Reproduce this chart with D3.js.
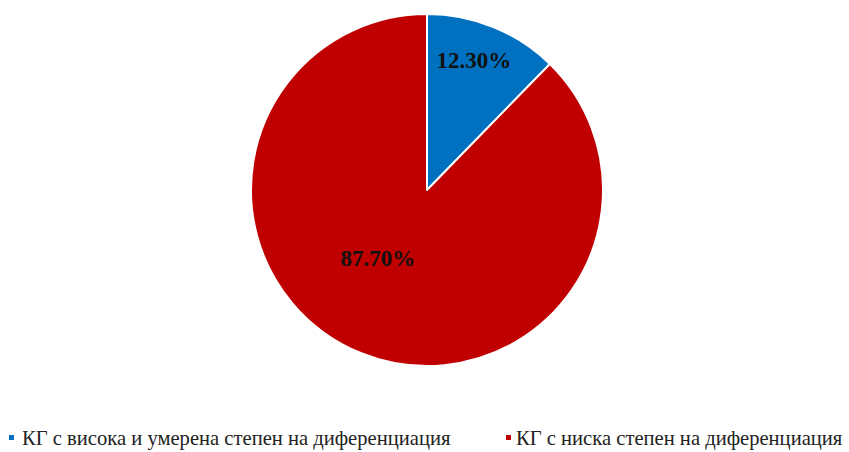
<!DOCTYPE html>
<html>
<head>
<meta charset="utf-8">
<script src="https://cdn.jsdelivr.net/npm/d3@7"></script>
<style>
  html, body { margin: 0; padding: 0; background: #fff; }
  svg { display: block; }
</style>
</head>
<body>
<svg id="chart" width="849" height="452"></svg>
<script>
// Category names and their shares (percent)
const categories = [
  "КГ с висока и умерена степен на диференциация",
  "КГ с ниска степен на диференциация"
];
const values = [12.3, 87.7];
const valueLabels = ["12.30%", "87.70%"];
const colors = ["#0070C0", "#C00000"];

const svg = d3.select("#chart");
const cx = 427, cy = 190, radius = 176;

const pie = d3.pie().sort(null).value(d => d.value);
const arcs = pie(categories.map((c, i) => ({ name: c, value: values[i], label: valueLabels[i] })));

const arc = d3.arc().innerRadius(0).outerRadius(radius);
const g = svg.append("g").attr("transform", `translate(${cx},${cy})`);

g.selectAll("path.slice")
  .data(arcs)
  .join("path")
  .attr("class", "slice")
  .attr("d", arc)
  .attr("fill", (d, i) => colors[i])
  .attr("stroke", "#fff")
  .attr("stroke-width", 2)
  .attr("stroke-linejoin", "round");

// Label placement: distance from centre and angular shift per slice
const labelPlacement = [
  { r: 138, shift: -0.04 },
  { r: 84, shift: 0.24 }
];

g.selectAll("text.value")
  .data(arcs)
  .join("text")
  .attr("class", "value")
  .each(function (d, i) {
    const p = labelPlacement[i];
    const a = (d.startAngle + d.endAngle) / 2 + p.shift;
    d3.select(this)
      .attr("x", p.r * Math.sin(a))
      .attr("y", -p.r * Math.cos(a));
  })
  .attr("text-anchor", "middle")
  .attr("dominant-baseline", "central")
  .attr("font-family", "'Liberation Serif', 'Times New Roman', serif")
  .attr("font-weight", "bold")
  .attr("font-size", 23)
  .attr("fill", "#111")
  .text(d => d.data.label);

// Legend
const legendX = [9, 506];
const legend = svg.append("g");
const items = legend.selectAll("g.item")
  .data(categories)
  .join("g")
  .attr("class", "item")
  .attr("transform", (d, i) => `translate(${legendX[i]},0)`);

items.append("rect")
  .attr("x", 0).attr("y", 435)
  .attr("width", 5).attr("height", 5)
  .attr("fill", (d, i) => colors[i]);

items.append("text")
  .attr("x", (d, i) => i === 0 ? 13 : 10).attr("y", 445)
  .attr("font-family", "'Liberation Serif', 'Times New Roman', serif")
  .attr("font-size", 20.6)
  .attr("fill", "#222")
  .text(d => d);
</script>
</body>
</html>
* * * * *
→ Short exercise:
Without the pictures, copy the material exactly as given.

→ Right answer:
Reproduce this chart with D3.js.
<!DOCTYPE html>
<html>
<head>
<meta charset="utf-8">
<script src="https://cdn.jsdelivr.net/npm/d3@7"></script>
<style>
  html, body { margin: 0; padding: 0; background: #fff; }
  svg { display: block; }
</style>
</head>
<body>
<svg id="chart" width="849" height="452"></svg>
<script>
// Category names and their shares (percent)
const categories = [
  "КГ с висока и умерена степен на диференциация",
  "КГ с ниска степен на диференциация"
];
const values = [12.3, 87.7];
const valueLabels = ["12.30%", "87.70%"];
const colors = ["#0070C0", "#C00000"];

const svg = d3.select("#chart");
const cx = 427, cy = 190, radius = 176;

const pie = d3.pie().sort(null).value(d => d.value);
const arcs = pie(categories.map((c, i) => ({ name: c, value: values[i], label: valueLabels[i] })));

const arc = d3.arc().innerRadius(0).outerRadius(radius);
const g = svg.append("g").attr("transform", `translate(${cx},${cy})`);

g.selectAll("path.slice")
  .data(arcs)
  .join("path")
  .attr("class", "slice")
  .attr("d", arc)
  .attr("fill", (d, i) => colors[i])
  .attr("stroke", "#fff")
  .attr("stroke-width", 2)
  .attr("stroke-linejoin", "round");

// Label placement: distance from centre and angular shift per slice
const labelPlacement = [
  { r: 138, shift: -0.04 },
  { r: 84, shift: 0.24 }
];

g.selectAll("text.value")
  .data(arcs)
  .join("text")
  .attr("class", "value")
  .each(function (d, i) {
    const p = labelPlacement[i];
    const a = (d.startAngle + d.endAngle) / 2 + p.shift;
    d3.select(this)
      .attr("x", p.r * Math.sin(a))
      .attr("y", -p.r * Math.cos(a));
  })
  .attr("text-anchor", "middle")
  .attr("dominant-baseline", "central")
  .attr("font-family", "'Liberation Serif', 'Times New Roman', serif")
  .attr("font-weight", "bold")
  .attr("font-size", 23)
  .attr("fill", "#111")
  .text(d => d.data.label);

// Legend
const legendX = [9, 506];
const legend = svg.append("g");
const items = legend.selectAll("g.item")
  .data(categories)
  .join("g")
  .attr("class", "item")
  .attr("transform", (d, i) => `translate(${legendX[i]},0)`);

items.append("rect")
  .attr("x", 0).attr("y", 435)
  .attr("width", 5).attr("height", 5)
  .attr("fill", (d, i) => colors[i]);

items.append("text")
  .attr("x", (d, i) => i === 0 ? 13 : 10).attr("y", 445)
  .attr("font-family", "'Liberation Serif', 'Times New Roman', serif")
  .attr("font-size", 20.6)
  .attr("fill", "#222")
  .text(d => d);
</script>
</body>
</html>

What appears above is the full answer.